**AIM OF THE TASK:** The listing below should be printed exactly, every line of it. Skip the pictures.

### SOURCE MATERIAL ###

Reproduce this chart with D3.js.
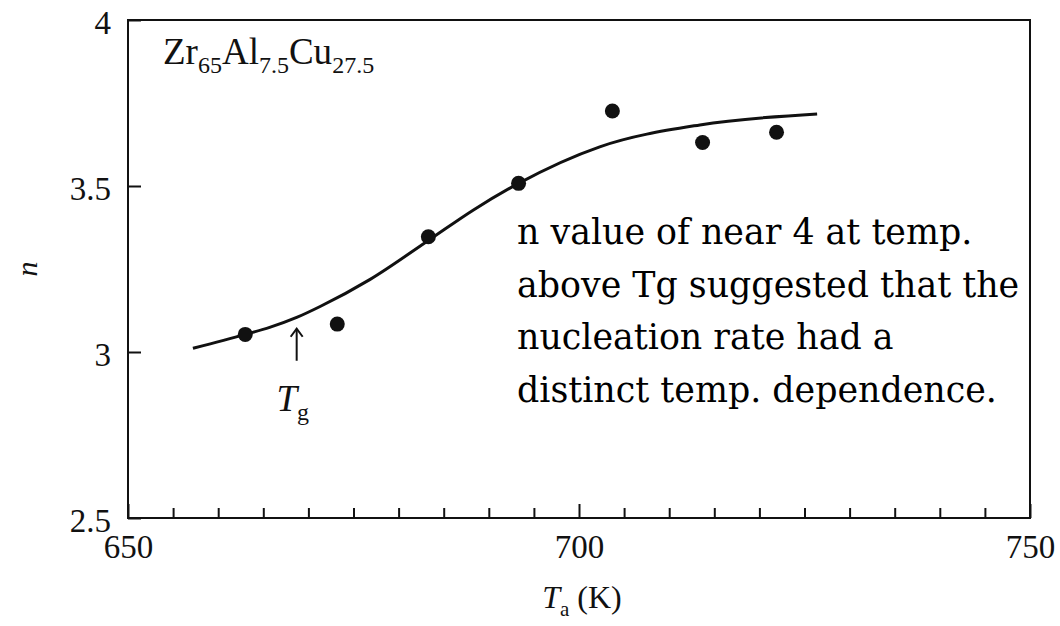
<!DOCTYPE html>
<html>
<head>
<meta charset="utf-8">
<script src="https://cdn.jsdelivr.net/npm/d3@7"></script>
<style>
    body { margin: 0; background: #fff; }
    svg text { font-family: "Liberation Serif", "Times New Roman", serif; fill: #111; }
</style>
</head>
<body>
<div id="chart"></div>
<script>
// measured points (annealing temperature vs Avrami exponent n)
const tempK = [663.0, 673.2, 683.3, 693.3, 703.7, 713.7, 721.9];
const nValues = [3.053, 3.084, 3.347, 3.508, 3.726, 3.631, 3.662];

// fitted curve
const fitK = [657.2, 663.0, 665.7, 668.7, 671.3, 676.8, 683.3, 688.3, 693.3, 702.3, 713.4, 726.4];
const fitN = [3.011, 3.053, 3.074, 3.104, 3.137, 3.218, 3.336, 3.428, 3.508, 3.618, 3.684, 3.717];

const xMajor = [650, 700, 750];
const xMinor = [655, 660, 665, 670, 675, 680, 685, 690, 695, 705, 710, 715, 720, 725, 730, 735, 740, 745];
const yTicks = [2.5, 3, 3.5, 4];
const tgK = 668.7;

const noteLines = [
    "n value of near 4 at temp.",
    "above Tg suggested that the",
    "nucleation rate had a",
    "distinct temp. dependence."
];

let margin = {top: 20, right: 30, bottom: 108, left: 128};
let width = 1060 - margin.left - margin.right;
let height = 626 - margin.top - margin.bottom;

let svg = d3.select("#chart").append("svg")
    .attr("width", 1060)
    .attr("height", 626)
    .append("g")
    .attr("transform", "translate(" + margin.left + "," + margin.top + ")");

let x = d3.scaleLinear().domain([650, 750]).range([0, width]);
let y = d3.scaleLinear().domain([2.5, 4]).range([height, 0]);

// minor ticks on the bottom, pointing inward
svg.append("g")
    .attr("transform", "translate(0," + height + ")")
    .call(d3.axisBottom(x).tickValues(xMinor).tickSize(-10).tickFormat(""))
    .call(g => g.select(".domain").remove())
    .selectAll("line").attr("stroke", "#111").attr("stroke-width", 2);

// major ticks + labels
let xAxis = svg.append("g")
    .attr("transform", "translate(0," + height + ")")
    .call(d3.axisBottom(x).tickValues(xMajor).tickSize(-14).tickPadding(0).tickFormat(d3.format("d")))
    .call(g => g.select(".domain").remove());
xAxis.selectAll("line").attr("stroke", "#111").attr("stroke-width", 2);
xAxis.selectAll("text")
    .attr("y", 40)
    .attr("dy", 0)
    .style("font-size", "33px");

let yAxis = svg.append("g")
    .call(d3.axisLeft(y).tickValues(yTicks).tickSize(-13).tickPadding(17).tickFormat(d => d))
    .call(g => g.select(".domain").remove());
yAxis.selectAll("line").attr("stroke", "#111").attr("stroke-width", 2);
yAxis.selectAll("text")
    .attr("dy", "0.4em")
    .style("font-size", "33px");

// frame
svg.append("rect")
    .attr("width", width)
    .attr("height", height)
    .attr("fill", "none")
    .attr("stroke", "#111")
    .attr("stroke-width", 2);

// fitted curve
let line = d3.line()
    .x((d, i) => x(fitK[i]))
    .y(d => y(d))
    .curve(d3.curveMonotoneX);

svg.append("path")
    .datum(fitN)
    .attr("d", line)
    .attr("fill", "none")
    .attr("stroke", "#111")
    .attr("stroke-width", 3);

// data points
svg.selectAll(".dot")
    .data(nValues)
    .enter()
    .append("circle")
    .attr("class", "dot")
    .attr("cx", (d, i) => x(tempK[i]))
    .attr("cy", d => y(d))
    .attr("r", 7.5)
    .attr("fill", "#111");

// Tg arrow
let arrowTop = y(3.07);
svg.append("line")
    .attr("x1", x(tgK)).attr("x2", x(tgK))
    .attr("y1", arrowTop).attr("y2", arrowTop + 32)
    .attr("stroke", "#111").attr("stroke-width", 2);
svg.append("path")
    .attr("d", "M" + (x(tgK) - 6) + "," + (arrowTop + 8) + "L" + x(tgK) + "," + arrowTop + "L" + (x(tgK) + 6) + "," + (arrowTop + 8))
    .attr("fill", "none").attr("stroke", "#111").attr("stroke-width", 2);

let tg = svg.append("text")
    .attr("x", x(tgK) - 4)
    .attr("y", arrowTop + 82)
    .attr("text-anchor", "middle")
    .style("font-size", "37px");
tg.append("tspan").style("font-style", "italic").text("T");
tg.append("tspan").attr("dy", 9).style("font-size", "24px").text("g");

// alloy label
let alloy = svg.append("text")
    .attr("x", 35)
    .attr("y", 44)
    .style("font-size", "37px");
[["Zr", "65"], ["Al", "7.5"], ["Cu", "27.5"]].forEach(p => {
    alloy.append("tspan").attr("baseline-shift", "0").text(p[0]);
    alloy.append("tspan").attr("baseline-shift", "-9").style("font-size", "24px").text(p[1]);
});

// axis titles
let xt = svg.append("text")
    .attr("x", x(700) + 3)
    .attr("y", height + 90)
    .attr("text-anchor", "middle")
    .style("font-size", "32px");
xt.append("tspan").style("font-style", "italic").text("T");
xt.append("tspan").attr("baseline-shift", "-8").style("font-size", "21px").text("a");
xt.append("tspan").text(" (K)");

svg.append("text")
    .attr("transform", "translate(-91," + y(3.25) + ") rotate(-90)")
    .attr("text-anchor", "middle")
    .style("font-size", "30px")
    .style("font-style", "italic")
    .text("n");

// annotation
let note = svg.append("text")
    .attr("x", 517 - margin.left)
    .attr("y", 244 - margin.top)
    .style("font-size", "34.8px")
    .style("font-family", "'DejaVu Serif', serif")
    .style("fill", "#000");
note.selectAll("tspan")
    .data(noteLines)
    .enter()
    .append("tspan")
    .attr("x", 517 - margin.left)
    .attr("dy", (d, i) => i === 0 ? 0 : 52.5)
    .text(d => d);
</script>
</body>
</html>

###

**THE ANSWER:**
Reproduce this chart with D3.js.
<!DOCTYPE html>
<html>
<head>
<meta charset="utf-8">
<script src="https://cdn.jsdelivr.net/npm/d3@7"></script>
<style>
    body { margin: 0; background: #fff; }
    svg text { font-family: "Liberation Serif", "Times New Roman", serif; fill: #111; }
</style>
</head>
<body>
<div id="chart"></div>
<script>
// measured points (annealing temperature vs Avrami exponent n)
const tempK = [663.0, 673.2, 683.3, 693.3, 703.7, 713.7, 721.9];
const nValues = [3.053, 3.084, 3.347, 3.508, 3.726, 3.631, 3.662];

// fitted curve
const fitK = [657.2, 663.0, 665.7, 668.7, 671.3, 676.8, 683.3, 688.3, 693.3, 702.3, 713.4, 726.4];
const fitN = [3.011, 3.053, 3.074, 3.104, 3.137, 3.218, 3.336, 3.428, 3.508, 3.618, 3.684, 3.717];

const xMajor = [650, 700, 750];
const xMinor = [655, 660, 665, 670, 675, 680, 685, 690, 695, 705, 710, 715, 720, 725, 730, 735, 740, 745];
const yTicks = [2.5, 3, 3.5, 4];
const tgK = 668.7;

const noteLines = [
    "n value of near 4 at temp.",
    "above Tg suggested that the",
    "nucleation rate had a",
    "distinct temp. dependence."
];

let margin = {top: 20, right: 30, bottom: 108, left: 128};
let width = 1060 - margin.left - margin.right;
let height = 626 - margin.top - margin.bottom;

let svg = d3.select("#chart").append("svg")
    .attr("width", 1060)
    .attr("height", 626)
    .append("g")
    .attr("transform", "translate(" + margin.left + "," + margin.top + ")");

let x = d3.scaleLinear().domain([650, 750]).range([0, width]);
let y = d3.scaleLinear().domain([2.5, 4]).range([height, 0]);

// minor ticks on the bottom, pointing inward
svg.append("g")
    .attr("transform", "translate(0," + height + ")")
    .call(d3.axisBottom(x).tickValues(xMinor).tickSize(-10).tickFormat(""))
    .call(g => g.select(".domain").remove())
    .selectAll("line").attr("stroke", "#111").attr("stroke-width", 2);

// major ticks + labels
let xAxis = svg.append("g")
    .attr("transform", "translate(0," + height + ")")
    .call(d3.axisBottom(x).tickValues(xMajor).tickSize(-14).tickPadding(0).tickFormat(d3.format("d")))
    .call(g => g.select(".domain").remove());
xAxis.selectAll("line").attr("stroke", "#111").attr("stroke-width", 2);
xAxis.selectAll("text")
    .attr("y", 40)
    .attr("dy", 0)
    .style("font-size", "33px");

let yAxis = svg.append("g")
    .call(d3.axisLeft(y).tickValues(yTicks).tickSize(-13).tickPadding(17).tickFormat(d => d))
    .call(g => g.select(".domain").remove());
yAxis.selectAll("line").attr("stroke", "#111").attr("stroke-width", 2);
yAxis.selectAll("text")
    .attr("dy", "0.4em")
    .style("font-size", "33px");

// frame
svg.append("rect")
    .attr("width", width)
    .attr("height", height)
    .attr("fill", "none")
    .attr("stroke", "#111")
    .attr("stroke-width", 2);

// fitted curve
let line = d3.line()
    .x((d, i) => x(fitK[i]))
    .y(d => y(d))
    .curve(d3.curveMonotoneX);

svg.append("path")
    .datum(fitN)
    .attr("d", line)
    .attr("fill", "none")
    .attr("stroke", "#111")
    .attr("stroke-width", 3);

// data points
svg.selectAll(".dot")
    .data(nValues)
    .enter()
    .append("circle")
    .attr("class", "dot")
    .attr("cx", (d, i) => x(tempK[i]))
    .attr("cy", d => y(d))
    .attr("r", 7.5)
    .attr("fill", "#111");

// Tg arrow
let arrowTop = y(3.07);
svg.append("line")
    .attr("x1", x(tgK)).attr("x2", x(tgK))
    .attr("y1", arrowTop).attr("y2", arrowTop + 32)
    .attr("stroke", "#111").attr("stroke-width", 2);
svg.append("path")
    .attr("d", "M" + (x(tgK) - 6) + "," + (arrowTop + 8) + "L" + x(tgK) + "," + arrowTop + "L" + (x(tgK) + 6) + "," + (arrowTop + 8))
    .attr("fill", "none").attr("stroke", "#111").attr("stroke-width", 2);

let tg = svg.append("text")
    .attr("x", x(tgK) - 4)
    .attr("y", arrowTop + 82)
    .attr("text-anchor", "middle")
    .style("font-size", "37px");
tg.append("tspan").style("font-style", "italic").text("T");
tg.append("tspan").attr("dy", 9).style("font-size", "24px").text("g");

// alloy label
let alloy = svg.append("text")
    .attr("x", 35)
    .attr("y", 44)
    .style("font-size", "37px");
[["Zr", "65"], ["Al", "7.5"], ["Cu", "27.5"]].forEach(p => {
    alloy.append("tspan").attr("baseline-shift", "0").text(p[0]);
    alloy.append("tspan").attr("baseline-shift", "-9").style("font-size", "24px").text(p[1]);
});

// axis titles
let xt = svg.append("text")
    .attr("x", x(700) + 3)
    .attr("y", height + 90)
    .attr("text-anchor", "middle")
    .style("font-size", "32px");
xt.append("tspan").style("font-style", "italic").text("T");
xt.append("tspan").attr("baseline-shift", "-8").style("font-size", "21px").text("a");
xt.append("tspan").text(" (K)");

svg.append("text")
    .attr("transform", "translate(-91," + y(3.25) + ") rotate(-90)")
    .attr("text-anchor", "middle")
    .style("font-size", "30px")
    .style("font-style", "italic")
    .text("n");

// annotation
let note = svg.append("text")
    .attr("x", 517 - margin.left)
    .attr("y", 244 - margin.top)
    .style("font-size", "34.8px")
    .style("font-family", "'DejaVu Serif', serif")
    .style("fill", "#000");
note.selectAll("tspan")
    .data(noteLines)
    .enter()
    .append("tspan")
    .attr("x", 517 - margin.left)
    .attr("dy", (d, i) => i === 0 ? 0 : 52.5)
    .text(d => d);
</script>
</body>
</html>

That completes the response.